-- Collected data --
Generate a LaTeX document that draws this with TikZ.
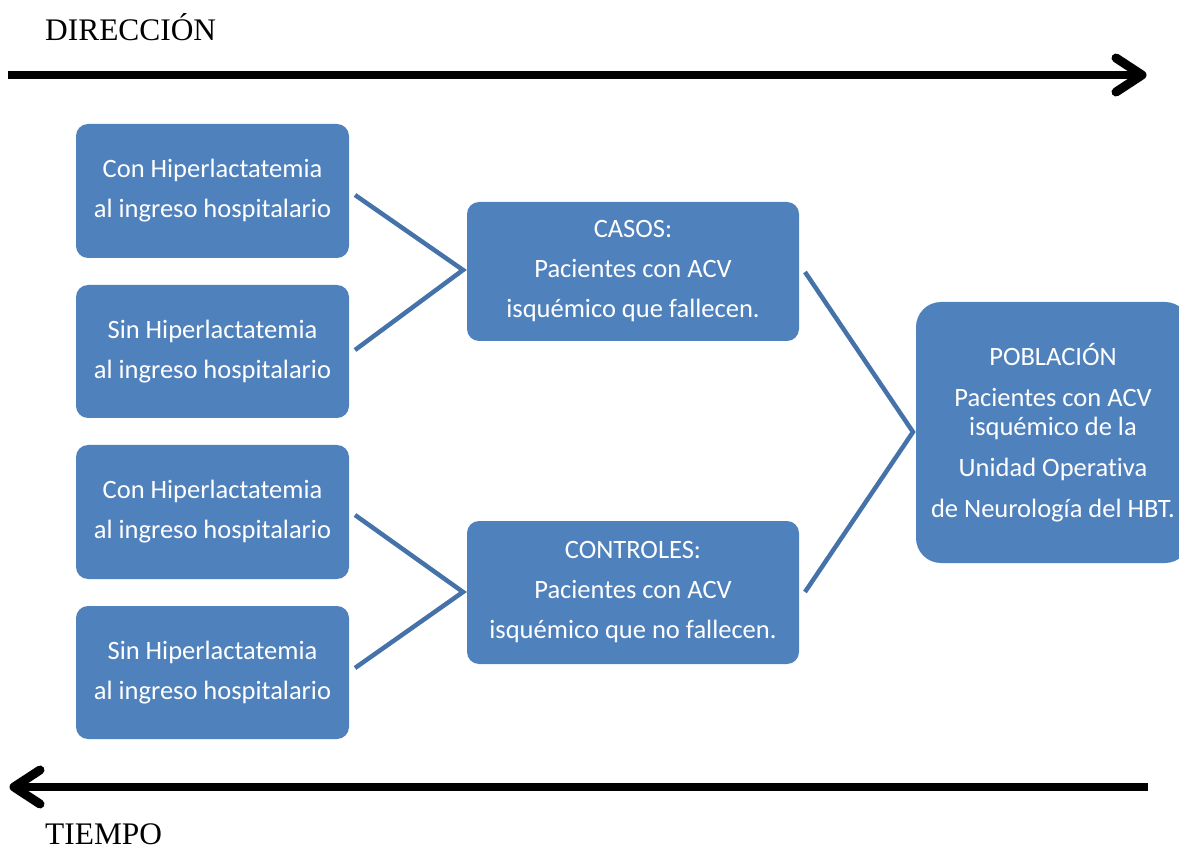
\documentclass[tikz,border=0pt]{standalone}
\usepackage{fontspec}
\setmainfont{Liberation Serif}
\newfontfamily\calib[Ligatures={NoCommon,NoContextual}]{Carlito}
\usetikzlibrary{calc}
\definecolor{boxblue}{HTML}{4F81BD}
\definecolor{connblue}{HTML}{4672AA}
\begin{document}
\begin{tikzpicture}[x=1pt,y=-1pt,
  box/.style={fill=boxblue, rounded corners=12pt, text=white,
    font=\calib\fontsize{26.5}{40}\selectfont, align=center, inner sep=0pt,
    minimum width=273pt, minimum height=134pt},
  midbox/.style={box, minimum width=332pt, minimum height=140pt},
  conn/.style={draw=connblue, line width=4.5pt},
  bigarrow/.style={line width=7.5pt, line cap=round, line join=round},
  label/.style={font=\fontsize{31.4}{34}\selectfont, inner sep=0pt, anchor=base west}]
\useasboundingbox (0,0) rectangle (1179,850);

\node[label] (dir) at (45,41) {DIRECCIÓN};
\node[label] (tiempo) at (45,844) {TIEMPO};

% arrows
\coordinate (ta) at (8,75);
\coordinate (tb) at (1142,75);
\draw[bigarrow, line cap=butt] (ta) -- (tb);
\draw[bigarrow, line width=9pt] ($(tb)+(-26,-17)$) -- (tb) -- ($(tb)+(-26,17)$);
\coordinate (ba) at (1148,787);
\coordinate (bb) at (14,787);
\draw[bigarrow, line cap=butt] (ba) -- (bb);
\draw[bigarrow, line width=9pt] ($(bb)+(26,-17)$) -- (bb) -- ($(bb)+(26,17)$);

% left boxes
\node[box] (b1) at (212.5,191) {Con Hiperlactatemia\\al ingreso hospitalario};
\node[box, minimum height=133pt] (b2) at (212.5,351.5) {Sin Hiperlactatemia\\al ingreso hospitalario};
\node[box] (b3) at (212.5,512) {Con Hiperlactatemia\\al ingreso hospitalario};
\node[box, minimum height=133pt] (b4) at (212.5,672.5) {Sin Hiperlactatemia\\al ingreso hospitalario};

% middle boxes
\node[midbox, minimum height=139pt] (casos) at (633,271.5) {CASOS:\\Pacientes con ACV\\isquémico que fallecen.};
\node[midbox, minimum height=143pt] (ctrl) at (633,592.5) {CONTROLES:\\Pacientes con ACV\\isquémico que no fallecen.};

% population
\node[box, rounded corners=25pt, minimum width=274pt, minimum height=261pt,
  font=\calib\fontsize{26.5}{29}\selectfont] (pob) at (1053,432.5)
  {POBLACIÓN\\[12pt]Pacientes con ACV\\isquémico de la\\[12pt]Unidad Operativa\\[12pt]de Neurología del HBT.};

% connectors
\coordinate (c1) at (355,195);
\coordinate (c2) at (355,350);
\coordinate (j1) at (463,270);
\draw[conn] (c1) -- (j1) -- (c2);
\coordinate (c3) at (355,515);
\coordinate (c4) at (355,668);
\coordinate (j2) at (463,592);
\draw[conn] (c3) -- (j2) -- (c4);
\coordinate (c5) at (805,272);
\coordinate (c6) at (805,592);
\coordinate (j3) at (913,432);
\draw[conn] (c5) -- (j3) -- (c6);
\end{tikzpicture}
\end{document}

-- What you are asked to do --
Please write out all the data again word for word, but not the pictures.

-- Task solution --
Generate a LaTeX document that draws this with TikZ.
\documentclass[tikz,border=0pt]{standalone}
\usepackage{fontspec}
\setmainfont{Liberation Serif}
\newfontfamily\calib[Ligatures={NoCommon,NoContextual}]{Carlito}
\usetikzlibrary{calc}
\definecolor{boxblue}{HTML}{4F81BD}
\definecolor{connblue}{HTML}{4672AA}
\begin{document}
\begin{tikzpicture}[x=1pt,y=-1pt,
  box/.style={fill=boxblue, rounded corners=12pt, text=white,
    font=\calib\fontsize{26.5}{40}\selectfont, align=center, inner sep=0pt,
    minimum width=273pt, minimum height=134pt},
  midbox/.style={box, minimum width=332pt, minimum height=140pt},
  conn/.style={draw=connblue, line width=4.5pt},
  bigarrow/.style={line width=7.5pt, line cap=round, line join=round},
  label/.style={font=\fontsize{31.4}{34}\selectfont, inner sep=0pt, anchor=base west}]
\useasboundingbox (0,0) rectangle (1179,850);

\node[label] (dir) at (45,41) {DIRECCIÓN};
\node[label] (tiempo) at (45,844) {TIEMPO};

% arrows
\coordinate (ta) at (8,75);
\coordinate (tb) at (1142,75);
\draw[bigarrow, line cap=butt] (ta) -- (tb);
\draw[bigarrow, line width=9pt] ($(tb)+(-26,-17)$) -- (tb) -- ($(tb)+(-26,17)$);
\coordinate (ba) at (1148,787);
\coordinate (bb) at (14,787);
\draw[bigarrow, line cap=butt] (ba) -- (bb);
\draw[bigarrow, line width=9pt] ($(bb)+(26,-17)$) -- (bb) -- ($(bb)+(26,17)$);

% left boxes
\node[box] (b1) at (212.5,191) {Con Hiperlactatemia\\al ingreso hospitalario};
\node[box, minimum height=133pt] (b2) at (212.5,351.5) {Sin Hiperlactatemia\\al ingreso hospitalario};
\node[box] (b3) at (212.5,512) {Con Hiperlactatemia\\al ingreso hospitalario};
\node[box, minimum height=133pt] (b4) at (212.5,672.5) {Sin Hiperlactatemia\\al ingreso hospitalario};

% middle boxes
\node[midbox, minimum height=139pt] (casos) at (633,271.5) {CASOS:\\Pacientes con ACV\\isquémico que fallecen.};
\node[midbox, minimum height=143pt] (ctrl) at (633,592.5) {CONTROLES:\\Pacientes con ACV\\isquémico que no fallecen.};

% population
\node[box, rounded corners=25pt, minimum width=274pt, minimum height=261pt,
  font=\calib\fontsize{26.5}{29}\selectfont] (pob) at (1053,432.5)
  {POBLACIÓN\\[12pt]Pacientes con ACV\\isquémico de la\\[12pt]Unidad Operativa\\[12pt]de Neurología del HBT.};

% connectors
\coordinate (c1) at (355,195);
\coordinate (c2) at (355,350);
\coordinate (j1) at (463,270);
\draw[conn] (c1) -- (j1) -- (c2);
\coordinate (c3) at (355,515);
\coordinate (c4) at (355,668);
\coordinate (j2) at (463,592);
\draw[conn] (c3) -- (j2) -- (c4);
\coordinate (c5) at (805,272);
\coordinate (c6) at (805,592);
\coordinate (j3) at (913,432);
\draw[conn] (c5) -- (j3) -- (c6);
\end{tikzpicture}
\end{document}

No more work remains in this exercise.